Does your dialogue sound stilted and robotic? Do you want it to sound more naturalistic? More like spoken English? Robotic dialogue is a common problem, but it can be easily sorted.
Does your dialogue sound stilted and robotic? Do you want it to sound more naturalistic? More like spoken English? Robotic dialogue is a common problem, but it can be easily sorted. Please consider this example.
— What is the soup and curry like today, Declan?
— Well, the soup is pretty c@#!ish and to be honest the curry is pretty c@#!ish too.
— Oh, I see. Well the thing I was wondering about, Declan, was your singing. You see, I remember hearing you sing at the Christmas party and I thought you were excellent. I wondered if you are currently singing with a group or anything like that. And if not, would you like to be in a group?
— I do not even remember singing at the Christmas party. Nobody told me I did that and I cannot remember because I was completely locked. I think I had drunk about twenty rum and blacks. I do remember that that girl Frances, from the Toys, was all over me even though she is actually already married, the dirty b@#!h. I would be chuffed to join your group, ta, so long as you are definitely serious.
That dialogue contains colloquial words from the Dublin vernacular – locked and chuffed and words like that – but it still sounds stilted and formal. Here’s how to sort it.
First, use contractions: unless your character is speaking especially formally or is emphasising a point, write ‘don’t’ instead of ‘do not’; write ‘can’t’ instead of cannot; and write ‘you’re’ instead of ‘you are.’
Second, write short speeches. In informal conversations, a speaker rarely speaks for long without someone else interjecting, even if the interjection is only to say ‘Yeah’ or ‘dead right’ or ‘really?’

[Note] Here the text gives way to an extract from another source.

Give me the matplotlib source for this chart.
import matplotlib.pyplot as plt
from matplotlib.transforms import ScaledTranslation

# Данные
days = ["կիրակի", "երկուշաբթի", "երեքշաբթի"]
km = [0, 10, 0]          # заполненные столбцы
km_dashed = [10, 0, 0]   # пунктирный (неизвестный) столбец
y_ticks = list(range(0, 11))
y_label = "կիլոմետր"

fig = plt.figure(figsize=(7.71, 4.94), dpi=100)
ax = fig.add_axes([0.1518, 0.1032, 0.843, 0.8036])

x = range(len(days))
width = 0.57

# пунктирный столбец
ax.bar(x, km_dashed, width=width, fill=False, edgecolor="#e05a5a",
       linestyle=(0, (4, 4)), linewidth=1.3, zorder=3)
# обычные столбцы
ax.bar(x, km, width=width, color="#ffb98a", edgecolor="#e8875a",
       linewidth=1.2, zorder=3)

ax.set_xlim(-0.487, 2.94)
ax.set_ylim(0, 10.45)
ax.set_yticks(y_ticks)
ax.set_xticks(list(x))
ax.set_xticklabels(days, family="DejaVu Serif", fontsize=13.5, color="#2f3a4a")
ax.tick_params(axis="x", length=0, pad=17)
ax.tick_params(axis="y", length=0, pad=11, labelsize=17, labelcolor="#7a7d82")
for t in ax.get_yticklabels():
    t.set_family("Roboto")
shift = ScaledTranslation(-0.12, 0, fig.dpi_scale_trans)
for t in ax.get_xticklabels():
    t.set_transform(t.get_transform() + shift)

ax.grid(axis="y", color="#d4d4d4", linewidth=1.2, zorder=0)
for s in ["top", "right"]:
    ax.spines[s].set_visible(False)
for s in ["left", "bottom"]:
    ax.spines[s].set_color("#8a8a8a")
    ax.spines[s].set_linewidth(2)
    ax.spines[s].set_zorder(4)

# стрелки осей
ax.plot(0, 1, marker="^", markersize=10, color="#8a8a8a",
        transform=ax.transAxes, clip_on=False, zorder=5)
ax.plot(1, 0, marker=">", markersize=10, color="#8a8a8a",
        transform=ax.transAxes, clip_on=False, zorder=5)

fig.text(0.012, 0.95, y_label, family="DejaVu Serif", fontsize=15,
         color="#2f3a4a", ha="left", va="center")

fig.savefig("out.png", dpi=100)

And third, that last example is a reminder that in conversation we ask lots of questions, you know? D’you know what I mean? Like, even if they’re rhetorical, we ask a lot of questions, don’t we?

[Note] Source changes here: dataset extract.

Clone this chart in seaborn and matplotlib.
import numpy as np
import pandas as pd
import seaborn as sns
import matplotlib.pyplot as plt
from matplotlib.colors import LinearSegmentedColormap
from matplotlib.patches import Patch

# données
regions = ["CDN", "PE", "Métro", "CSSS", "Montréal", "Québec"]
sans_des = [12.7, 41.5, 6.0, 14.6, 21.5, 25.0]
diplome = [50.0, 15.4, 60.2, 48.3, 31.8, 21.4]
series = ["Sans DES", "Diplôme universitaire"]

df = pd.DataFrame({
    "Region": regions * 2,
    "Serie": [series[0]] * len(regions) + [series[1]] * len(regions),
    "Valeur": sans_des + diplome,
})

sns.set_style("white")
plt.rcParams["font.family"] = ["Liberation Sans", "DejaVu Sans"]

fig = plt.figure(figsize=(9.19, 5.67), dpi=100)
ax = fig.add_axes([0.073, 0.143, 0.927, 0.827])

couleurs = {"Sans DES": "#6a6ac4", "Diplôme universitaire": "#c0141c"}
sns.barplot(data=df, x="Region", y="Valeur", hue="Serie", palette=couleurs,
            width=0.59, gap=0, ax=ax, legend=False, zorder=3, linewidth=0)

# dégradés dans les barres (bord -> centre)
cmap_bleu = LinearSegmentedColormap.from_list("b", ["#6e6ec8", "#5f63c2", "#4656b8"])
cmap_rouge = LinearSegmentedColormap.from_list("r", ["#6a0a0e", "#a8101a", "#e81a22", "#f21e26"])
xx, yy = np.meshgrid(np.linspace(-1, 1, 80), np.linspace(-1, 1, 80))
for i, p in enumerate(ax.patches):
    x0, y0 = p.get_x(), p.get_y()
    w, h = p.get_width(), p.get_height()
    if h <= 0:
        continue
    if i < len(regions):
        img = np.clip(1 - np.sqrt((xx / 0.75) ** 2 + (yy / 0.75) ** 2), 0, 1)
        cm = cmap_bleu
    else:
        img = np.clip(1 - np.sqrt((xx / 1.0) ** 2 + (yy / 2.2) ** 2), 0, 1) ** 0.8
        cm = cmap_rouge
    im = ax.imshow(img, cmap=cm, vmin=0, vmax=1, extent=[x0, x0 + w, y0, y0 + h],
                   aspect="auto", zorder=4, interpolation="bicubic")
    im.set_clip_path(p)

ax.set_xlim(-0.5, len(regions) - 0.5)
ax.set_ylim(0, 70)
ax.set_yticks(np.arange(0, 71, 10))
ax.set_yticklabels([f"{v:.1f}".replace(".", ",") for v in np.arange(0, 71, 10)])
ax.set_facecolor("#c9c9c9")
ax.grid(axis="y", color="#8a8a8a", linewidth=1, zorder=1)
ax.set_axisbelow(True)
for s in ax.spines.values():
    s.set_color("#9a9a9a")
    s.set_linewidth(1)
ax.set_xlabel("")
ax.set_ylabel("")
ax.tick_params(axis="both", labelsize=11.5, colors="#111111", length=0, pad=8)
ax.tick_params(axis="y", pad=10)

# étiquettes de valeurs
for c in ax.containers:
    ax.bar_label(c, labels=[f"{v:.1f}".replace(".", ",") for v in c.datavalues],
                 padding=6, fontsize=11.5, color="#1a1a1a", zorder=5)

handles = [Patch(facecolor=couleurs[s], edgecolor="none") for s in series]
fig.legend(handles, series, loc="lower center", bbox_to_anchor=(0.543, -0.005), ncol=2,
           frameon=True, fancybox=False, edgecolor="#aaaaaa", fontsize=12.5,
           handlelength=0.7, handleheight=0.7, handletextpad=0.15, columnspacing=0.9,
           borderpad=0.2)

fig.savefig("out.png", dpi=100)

The dialogue we looked at before was adapted from Roddy Doyle’s novel, The Commitments. Here’s how he really writes it:
— What’s the soup like? he asked.
— As usual, wha’.
There wasn’t an answer.
— What’s the curry like?
— I’d say yeh did Honours English in school, did yeh?
Declan Cuffe stared across at Jimmy while he sent his cigarette to the side of his mouth. — You startin’ somethin’? he said.
— Ah, cop on, said Jimmy. — I was only messin’. He shoved the bowl away and then slid the plate nearer to him. — You were righ’ abou’ the soup. He searched the chicken curry. — Tell us anyway. Are yeh in a group these days?
— Am I wha’?
— In a group.
— Doin’ wha’?
— Me! Singin’? F@#! off, will yeh.
— I heard yeh singin’, said Jimmy. — You were f!@#in’ great.
— When did you hear me singin’?
— Did I sing? At the dinner dance?
— F*#!, said Declan Cuffe. — No one told me.
— You were deadly.
— I was f@#!in’ locked, said Declan Cuffe. — Rum an’ blacks, yeh know.
Jimmy nodded. — I was locked meself.
— I must have had abou’ twenty o’ them. Your woman, Frances, from the Toys, yeh know her? She was all over me.
— Dirty b@#!*. She’s f*@#in’ married.
— I sang then?
— Yeah. It was great.
— I was f!@#in’ locked.
— D’yeh want to be in a group?
— Are yeh serious?
— Okay. Serious now?
While we might first notice the colloquial register Doyle’s characters speak in, what makes it feel so natural is the use of contractions, the short speeches, and the number of questions. In this short extract there are 17 questions and the average speech length is just 4.57 words.
So if you’re struggling to make your dialogue sound natural, aim for a question every three lines of dialogue and aim for an average speech length of seven words or under.
Thanks for watching, and good luck with your writing.